BRIEF:
Report every line below that holds the word "chart".

PROVIDED MATERIAL:
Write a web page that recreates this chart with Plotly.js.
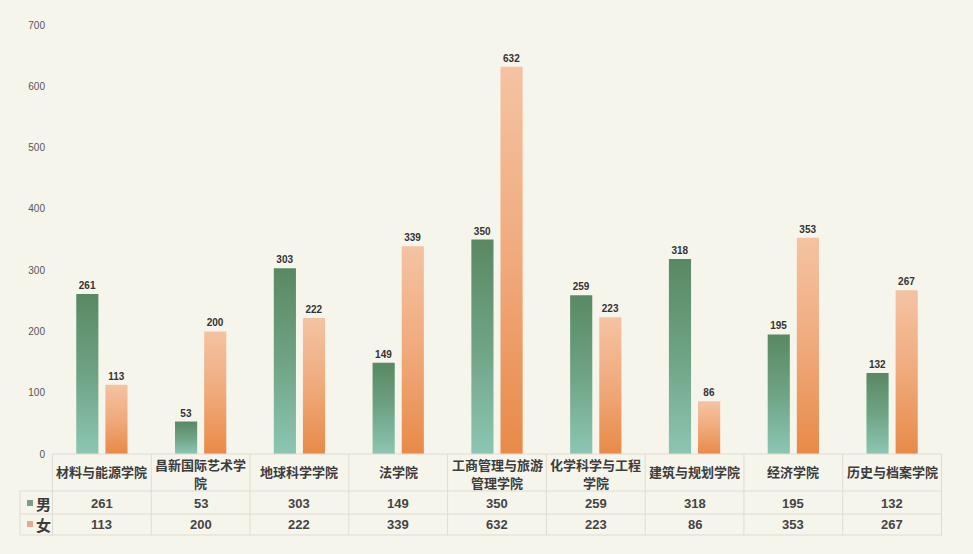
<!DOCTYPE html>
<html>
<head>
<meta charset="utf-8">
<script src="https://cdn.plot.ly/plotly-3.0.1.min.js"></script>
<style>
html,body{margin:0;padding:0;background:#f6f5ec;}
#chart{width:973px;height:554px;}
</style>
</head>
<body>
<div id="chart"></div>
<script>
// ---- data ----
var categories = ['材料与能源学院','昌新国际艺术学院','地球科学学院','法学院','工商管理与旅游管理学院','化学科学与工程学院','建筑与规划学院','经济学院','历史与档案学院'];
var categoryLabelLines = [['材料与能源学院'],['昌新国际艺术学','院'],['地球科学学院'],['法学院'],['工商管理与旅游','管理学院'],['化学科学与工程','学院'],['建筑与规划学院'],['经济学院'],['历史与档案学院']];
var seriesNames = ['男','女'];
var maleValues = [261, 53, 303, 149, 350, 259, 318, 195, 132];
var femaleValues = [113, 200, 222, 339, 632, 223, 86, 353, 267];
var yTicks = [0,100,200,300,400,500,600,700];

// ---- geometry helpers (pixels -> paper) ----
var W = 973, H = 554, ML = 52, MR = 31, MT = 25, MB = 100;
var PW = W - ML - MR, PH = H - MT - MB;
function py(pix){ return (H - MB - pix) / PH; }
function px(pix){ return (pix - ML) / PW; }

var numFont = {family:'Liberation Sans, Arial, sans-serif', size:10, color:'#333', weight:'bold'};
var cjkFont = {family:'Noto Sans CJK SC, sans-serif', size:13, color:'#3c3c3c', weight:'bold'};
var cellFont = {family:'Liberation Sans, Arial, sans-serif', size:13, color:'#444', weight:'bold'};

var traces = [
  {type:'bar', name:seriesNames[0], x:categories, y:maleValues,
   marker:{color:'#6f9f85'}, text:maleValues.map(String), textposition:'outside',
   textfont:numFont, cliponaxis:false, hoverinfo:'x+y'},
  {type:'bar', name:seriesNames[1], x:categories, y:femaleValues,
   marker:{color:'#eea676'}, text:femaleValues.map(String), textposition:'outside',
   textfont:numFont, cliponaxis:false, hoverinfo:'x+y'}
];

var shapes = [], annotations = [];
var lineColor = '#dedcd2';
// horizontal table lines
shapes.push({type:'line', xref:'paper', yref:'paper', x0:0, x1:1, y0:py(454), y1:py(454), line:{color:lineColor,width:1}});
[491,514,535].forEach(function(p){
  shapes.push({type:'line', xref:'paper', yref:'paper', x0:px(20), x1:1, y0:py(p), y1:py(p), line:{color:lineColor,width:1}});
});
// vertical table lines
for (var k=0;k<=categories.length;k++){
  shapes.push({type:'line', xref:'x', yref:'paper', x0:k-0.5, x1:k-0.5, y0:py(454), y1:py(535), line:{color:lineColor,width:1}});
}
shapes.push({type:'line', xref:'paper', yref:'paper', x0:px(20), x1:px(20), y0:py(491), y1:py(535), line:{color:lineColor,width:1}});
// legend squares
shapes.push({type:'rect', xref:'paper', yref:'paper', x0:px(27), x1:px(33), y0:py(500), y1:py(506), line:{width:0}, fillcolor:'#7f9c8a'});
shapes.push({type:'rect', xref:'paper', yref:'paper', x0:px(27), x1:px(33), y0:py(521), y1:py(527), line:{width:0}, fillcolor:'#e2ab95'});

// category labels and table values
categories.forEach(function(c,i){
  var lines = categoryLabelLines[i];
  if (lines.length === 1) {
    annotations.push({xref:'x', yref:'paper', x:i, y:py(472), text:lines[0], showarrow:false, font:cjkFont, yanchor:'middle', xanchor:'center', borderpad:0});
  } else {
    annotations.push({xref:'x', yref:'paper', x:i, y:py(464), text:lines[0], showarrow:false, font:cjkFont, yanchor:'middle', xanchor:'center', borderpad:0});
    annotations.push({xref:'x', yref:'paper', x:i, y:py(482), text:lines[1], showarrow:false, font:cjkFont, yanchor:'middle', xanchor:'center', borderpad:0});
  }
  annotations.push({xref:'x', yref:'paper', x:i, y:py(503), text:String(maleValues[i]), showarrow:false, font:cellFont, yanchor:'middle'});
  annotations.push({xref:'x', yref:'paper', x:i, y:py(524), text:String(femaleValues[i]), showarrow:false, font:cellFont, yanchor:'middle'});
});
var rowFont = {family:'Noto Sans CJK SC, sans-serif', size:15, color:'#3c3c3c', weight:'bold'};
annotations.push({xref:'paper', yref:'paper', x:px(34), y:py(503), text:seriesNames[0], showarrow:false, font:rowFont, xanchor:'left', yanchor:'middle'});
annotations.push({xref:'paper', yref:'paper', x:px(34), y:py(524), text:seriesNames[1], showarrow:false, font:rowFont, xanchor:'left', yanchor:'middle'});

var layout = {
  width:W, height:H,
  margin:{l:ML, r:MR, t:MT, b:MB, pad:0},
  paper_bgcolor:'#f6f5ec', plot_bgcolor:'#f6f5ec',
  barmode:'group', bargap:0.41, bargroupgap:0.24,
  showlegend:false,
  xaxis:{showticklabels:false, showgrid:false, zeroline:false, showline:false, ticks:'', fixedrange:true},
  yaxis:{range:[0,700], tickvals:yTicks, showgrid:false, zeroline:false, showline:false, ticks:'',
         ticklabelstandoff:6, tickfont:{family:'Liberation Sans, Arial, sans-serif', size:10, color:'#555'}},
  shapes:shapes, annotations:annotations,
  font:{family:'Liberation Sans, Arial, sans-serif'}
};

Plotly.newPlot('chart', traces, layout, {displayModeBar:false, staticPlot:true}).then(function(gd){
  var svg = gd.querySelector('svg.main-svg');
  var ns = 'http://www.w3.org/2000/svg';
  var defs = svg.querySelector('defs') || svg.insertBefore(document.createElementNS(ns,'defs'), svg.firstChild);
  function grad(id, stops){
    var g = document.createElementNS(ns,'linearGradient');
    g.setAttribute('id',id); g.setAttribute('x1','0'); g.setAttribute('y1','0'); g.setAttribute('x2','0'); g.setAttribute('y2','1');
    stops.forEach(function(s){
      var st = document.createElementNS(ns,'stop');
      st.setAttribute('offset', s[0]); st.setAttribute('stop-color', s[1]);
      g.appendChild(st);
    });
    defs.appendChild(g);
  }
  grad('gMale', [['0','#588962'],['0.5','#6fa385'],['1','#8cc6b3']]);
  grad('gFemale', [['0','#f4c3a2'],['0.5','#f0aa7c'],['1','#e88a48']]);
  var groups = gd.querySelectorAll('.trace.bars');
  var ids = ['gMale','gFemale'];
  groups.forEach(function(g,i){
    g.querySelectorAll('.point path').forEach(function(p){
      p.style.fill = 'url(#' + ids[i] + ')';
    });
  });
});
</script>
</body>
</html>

ANSWER BELOW:
Write a web page that recreates this chart with Plotly.js.
#chart{width:973px;height:554px;}
<div id="chart"></div>
Plotly.newPlot('chart', traces, layout, {displayModeBar:false, staticPlot:true}).then(function(gd){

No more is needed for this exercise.